### DATA SECTION
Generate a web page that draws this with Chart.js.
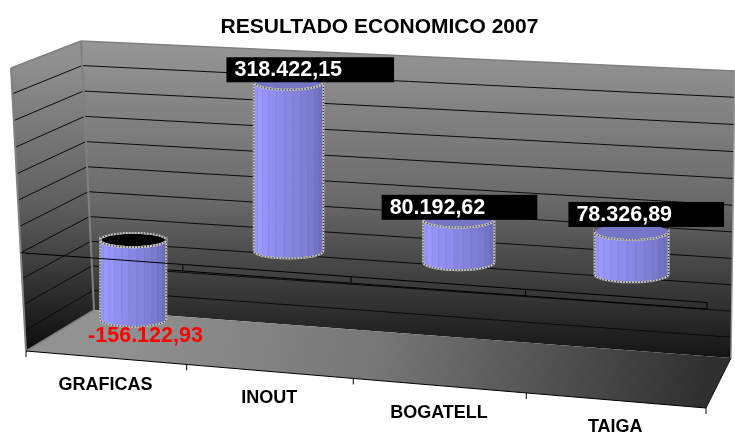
<!DOCTYPE html>
<html>
<head>
<meta charset="utf-8">
<style>
  html, body { margin: 0; padding: 0; background: #fff; }
  canvas { display: block; }
</style>
</head>
<body>
<canvas id="chart" width="735" height="437"></canvas>
<script src="https://cdn.jsdelivr.net/npm/chart.js@4"></script>
<script>
const categories = ["GRAFICAS", "INOUT", "BOGATELL", "TAIGA"];
const resultado = [-156122.93, 318422.15, 80192.62, 78326.89];
const gridValues = [300000, 250000, 200000, 150000, 100000, 50000, 0, -50000, -100000, -150000];
const axisMin = -190000;
const axisMax = 348000;

// corners of the 3D box on screen: top-left, top-right, bottom-right, bottom-left
const frontCorners = [[11, 68], [709, 104], [706, 408], [26, 351]];
const backCorners = [[81, 41], [735, 71], [731, 358], [94, 310]];

// where each value box sits relative to the top of its cylinder
const boxShift = [null, [-62, 0], [-77, 0], [-63, -5]];

const FONT = '"Liberation Sans", Arial, sans-serif';

function quadMap(c) {
  const [x0, y0] = c[0], [x1, y1] = c[1], [x2, y2] = c[2], [x3, y3] = c[3];
  const dx1 = x1 - x2, dx2 = x3 - x2, sx = x0 - x1 + x2 - x3;
  const dy1 = y1 - y2, dy2 = y3 - y2, sy = y0 - y1 + y2 - y3;
  const den = dx1 * dy2 - dx2 * dy1;
  const g = (sx * dy2 - dx2 * sy) / den;
  const h = (dx1 * sy - sx * dy1) / den;
  return (u, v) => {
    const w = g * u + h * v + 1;
    return [
      ((x1 - x0 + g * x1) * u + (x3 - x0 + h * x3) * v + x0) / w,
      ((y1 - y0 + g * y1) * u + (y3 - y0 + h * y3) * v + y0) / w,
    ];
  };
}

const frontMap = quadMap(frontCorners);
const backMap = quadMap(backCorners);

// u, v are 0..1 across the chart area, depth 0 is the front and 1 the back
function project(u, v, depth) {
  const f = frontMap(u, v);
  const b = backMap(u, v);
  return [f[0] + (b[0] - f[0]) * depth, f[1] + (b[1] - f[1]) * depth];
}

function polygon(ctx, pts) {
  ctx.beginPath();
  pts.forEach((p, i) => (i ? ctx.lineTo(p[0], p[1]) : ctx.moveTo(p[0], p[1])));
  ctx.closePath();
}

function line(ctx, a, b, color, width) {
  ctx.strokeStyle = color;
  ctx.lineWidth = width;
  ctx.beginPath();
  ctx.moveTo(a[0], a[1]);
  ctx.lineTo(b[0], b[1]);
  ctx.stroke();
}

function uOf(chart, px) {
  return (px - chart.chartArea.left) / chart.chartArea.width;
}

function vOf(chart, value) {
  return (chart.scales.y.getPixelForValue(value) - chart.chartArea.top) / chart.chartArea.height;
}

function zeroEdge(chart, u, drop) {
  const p = project(u, vOf(chart, 0), 0);
  return [p[0], p[1] + drop];
}

function drawBox(chart) {
  const ctx = chart.ctx;
  ctx.save();
  const wallFill = ctx.createLinearGradient(0, 41, 0, 358);
  wallFill.addColorStop(0, "#969696");
  wallFill.addColorStop(0.5, "#6a6a6a");
  wallFill.addColorStop(1, "#141414");
  const sideFill = ctx.createLinearGradient(0, 60, 0, 351);
  sideFill.addColorStop(0, "#909090");
  sideFill.addColorStop(0.5, "#5e5e5e");
  sideFill.addColorStop(1, "#0c0c0c");
  const floorFill = ctx.createLinearGradient(120, 310, 700, 410);
  floorFill.addColorStop(0, "#929292");
  floorFill.addColorStop(0.45, "#767676");
  floorFill.addColorStop(1, "#303030");

  polygon(ctx, [backCorners[0], backCorners[1], backCorners[2], backCorners[3]]);
  ctx.fillStyle = wallFill;
  ctx.fill();
  polygon(ctx, [frontCorners[0], backCorners[0], backCorners[3], frontCorners[3]]);
  ctx.fillStyle = sideFill;
  ctx.fill();

  gridValues.forEach((val) => {
    const v = vOf(chart, val);
    line(ctx, project(0, v, 0), project(0, v, 1), "#0a0a0a", 1);
    line(ctx, project(0, v, 1), project(1, v, 1), "#0a0a0a", 1);
  });

  polygon(ctx, [frontCorners[3], backCorners[3], backCorners[2], frontCorners[2]]);
  ctx.fillStyle = floorFill;
  ctx.fill();

  // wall edges
  line(ctx, backCorners[0], backCorners[1], "#808080", 1.5);
  line(ctx, backCorners[0], backCorners[3], "#808080", 2);
  line(ctx, frontCorners[0], backCorners[0], "#808080", 1.5);
  line(ctx, frontCorners[0], frontCorners[3], "#808080", 2);
  line(ctx, backCorners[3], frontCorners[3], "#808080", 1.5);
  line(ctx, backCorners[1], backCorners[2], "#9a9a9a", 1.5);

  // front of the floor and its ticks
  line(ctx, frontCorners[3], frontCorners[2], "#000", 1);
  line(ctx, frontCorners[2], backCorners[2], "#111", 1);
  for (let i = 0; i <= categories.length; i++) {
    const p = project(i / categories.length, 1, 0);
    line(ctx, p, [p[0], p[1] + 6], "#000", 1);
  }

  // lower edge of the zero plate, it runs behind the cylinders
  line(ctx, zeroEdge(chart, 0.125, 6.5), zeroEdge(chart, 1, 6.5), "#000", 1);
  for (let i = 1; i <= categories.length; i++) {
    const u = i / categories.length;
    line(ctx, zeroEdge(chart, u, 0), zeroEdge(chart, u, 6.5), "#000", 1);
  }
  ctx.restore();
}

function rim(cx, cy, rx, ry, from, to, steps) {
  const pts = [];
  for (let i = 0; i <= steps; i++) {
    const t = from + ((to - from) * i) / steps;
    pts.push([cx + rx * Math.cos(t), cy + ry * Math.sin(t)]);
  }
  return pts;
}

function dotted(ctx, pts, closed) {
  ctx.beginPath();
  pts.forEach((p, i) => (i ? ctx.lineTo(p[0], p[1]) : ctx.moveTo(p[0], p[1])));
  if (closed) ctx.closePath();
  ctx.setLineDash([]);
  ctx.strokeStyle = "#c4c4c4";
  ctx.lineWidth = 2;
  ctx.stroke();
  ctx.setLineDash([1, 2]);
  ctx.strokeStyle = "#333";
  ctx.lineWidth = 1.5;
  ctx.stroke();
  ctx.setLineDash([]);
}

function drawCylinder(chart, bar, value) {
  const ctx = chart.ctx;
  const u = uOf(chart, bar.x);
  const du = bar.width / 2 / chart.chartArea.width;
  const top = Math.min(bar.y, bar.base);
  const bottom = Math.max(bar.y, bar.base);
  const vTop = (top - chart.chartArea.top) / chart.chartArea.height;
  const vBottom = (bottom - chart.chartArea.top) / chart.chartArea.height;
  const a = project(u - du, vTop, 0.5);
  const b = project(u + du, vTop, 0.5);
  const c = project(u, vTop, 0.5);
  const d = project(u, vBottom, 0.5);
  const rx = (b[0] - a[0]) / 2;
  const ry = rx * 0.215;
  const cx = (a[0] + b[0]) / 2;
  const facets = 13;

  ctx.save();
  for (let i = 0; i < facets; i++) {
    const t0 = Math.PI - (Math.PI * i) / facets;
    const t1 = Math.PI - (Math.PI * (i + 1)) / facets;
    const up = rim(cx, c[1], rx, ry, t0, t1, 1);
    const low = rim(cx, d[1], rx, ry, t1, t0, 1);
    const k = i < 2 ? 0.18 - i * 0.09 : (i - 2) / (facets - 3);
    polygon(ctx, up.concat(low));
    const shade = [153 - 45 * k, 153 - 45 * k, 255 - 70 * k].map(Math.round);
    ctx.fillStyle = `rgb(${shade.join(",")})`;
    ctx.strokeStyle = ctx.fillStyle;
    ctx.lineWidth = 0.6;
    ctx.fill();
    ctx.stroke();
    line(ctx, up[1], low[0], "rgba(70,70,140,0.35)", 0.6);
  }

  const cap = rim(cx, c[1], rx, ry, 0, Math.PI * 2, 28);
  polygon(ctx, cap);
  ctx.fillStyle = value < 0 ? "#000" : "#7676c6";
  ctx.fill();

  const outline = rim(cx, c[1], rx, ry, Math.PI, 0, 14).concat(rim(cx, d[1], rx, ry, 0, Math.PI, 14));
  dotted(ctx, outline, true);
  dotted(ctx, rim(cx, c[1], rx, ry, Math.PI, 0, 14).reverse(), false);
  if (value < 0) dotted(ctx, cap, true);
  ctx.restore();
  return c;
}

function formatValue(v) {
  return v.toLocaleString("es-ES", { minimumFractionDigits: 2, maximumFractionDigits: 2 });
}

const cylinderPlugin = {
  id: "cylinders",
  beforeDatasetsDraw(chart) {
    drawBox(chart);
  },
  afterDatasetsDraw(chart) {
    const ctx = chart.ctx;
    const bars = chart.getDatasetMeta(0).data;
    const tops = bars.map((bar, i) => drawCylinder(chart, bar, resultado[i]));

    ctx.save();
    line(ctx, zeroEdge(chart, 0, 0), zeroEdge(chart, 1, 0), "#000", 1);

    ctx.textBaseline = "middle";
    ctx.font = "bold 21.5px " + FONT;
    resultado.forEach((val, i) => {
      const text = formatValue(val);
      const top = tops[i];
      if (val < 0) {
        const end = project(uOf(chart, bars[i].x), vOf(chart, val), 0.5);
        ctx.fillStyle = "#ff0000";
        ctx.fillText(text, top[0] - 45, end[1] + 17);
        return;
      }
      const w = ctx.measureText(text).width;
      const left = top[0] + boxShift[i][0];
      const boxBottom = top[1] + boxShift[i][1];
      ctx.fillStyle = "#000";
      ctx.fillRect(left, boxBottom - 25, w + 60, 25);
      ctx.fillStyle = "#fff";
      ctx.fillText(text, left + 8, boxBottom - 12);
    });

    ctx.font = "bold 18px " + FONT;
    ctx.textAlign = "center";
    ctx.fillStyle = "#000";
    categories.forEach((name, i) => {
      const p = project(uOf(chart, chart.scales.x.getPixelForTick(i)), 1, 0);
      ctx.fillText(name, p[0], p[1] + 27);
    });
    ctx.restore();
  },
};

new Chart(document.getElementById("chart"), {
  type: "bar",
  data: {
    labels: categories,
    datasets: [
      {
        label: "Resultado",
        data: resultado,
        backgroundColor: "transparent",
        barPercentage: 0.42,
        categoryPercentage: 1,
      },
    ],
  },
  options: {
    responsive: false,
    animation: false,
    layout: { padding: { left: 24, right: 0, top: 8, bottom: 8 } },
    plugins: {
      legend: { display: false },
      tooltip: { enabled: false },
      title: {
        display: true,
        text: "RESULTADO ECONOMICO 2007",
        color: "#000",
        font: { family: FONT, size: 21, weight: "bold" },
        padding: { top: 7, bottom: 10 },
      },
    },
    scales: {
      x: { display: false },
      y: { display: false, min: axisMin, max: axisMax },
    },
  },
  plugins: [cylinderPlugin],
});
</script>
</body>
</html>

### EXERCISE
Your task is to reproduce exactly the lines from the start of the data above through the line containing "const backMap = quadMap(backCorners);", leaving every picture out.

### SOLUTION TO THIS TASK
Generate a web page that draws this with Chart.js.
<!DOCTYPE html>
<html>
<head>
<meta charset="utf-8">
<style>
  html, body { margin: 0; padding: 0; background: #fff; }
  canvas { display: block; }
</style>
</head>
<body>
<canvas id="chart" width="735" height="437"></canvas>
<script src="https://cdn.jsdelivr.net/npm/chart.js@4"></script>
<script>
const categories = ["GRAFICAS", "INOUT", "BOGATELL", "TAIGA"];
const resultado = [-156122.93, 318422.15, 80192.62, 78326.89];
const gridValues = [300000, 250000, 200000, 150000, 100000, 50000, 0, -50000, -100000, -150000];
const axisMin = -190000;
const axisMax = 348000;

// corners of the 3D box on screen: top-left, top-right, bottom-right, bottom-left
const frontCorners = [[11, 68], [709, 104], [706, 408], [26, 351]];
const backCorners = [[81, 41], [735, 71], [731, 358], [94, 310]];

// where each value box sits relative to the top of its cylinder
const boxShift = [null, [-62, 0], [-77, 0], [-63, -5]];

const FONT = '"Liberation Sans", Arial, sans-serif';

function quadMap(c) {
  const [x0, y0] = c[0], [x1, y1] = c[1], [x2, y2] = c[2], [x3, y3] = c[3];
  const dx1 = x1 - x2, dx2 = x3 - x2, sx = x0 - x1 + x2 - x3;
  const dy1 = y1 - y2, dy2 = y3 - y2, sy = y0 - y1 + y2 - y3;
  const den = dx1 * dy2 - dx2 * dy1;
  const g = (sx * dy2 - dx2 * sy) / den;
  const h = (dx1 * sy - sx * dy1) / den;
  return (u, v) => {
    const w = g * u + h * v + 1;
    return [
      ((x1 - x0 + g * x1) * u + (x3 - x0 + h * x3) * v + x0) / w,
      ((y1 - y0 + g * y1) * u + (y3 - y0 + h * y3) * v + y0) / w,
    ];
  };
}

const frontMap = quadMap(frontCorners);
const backMap = quadMap(backCorners);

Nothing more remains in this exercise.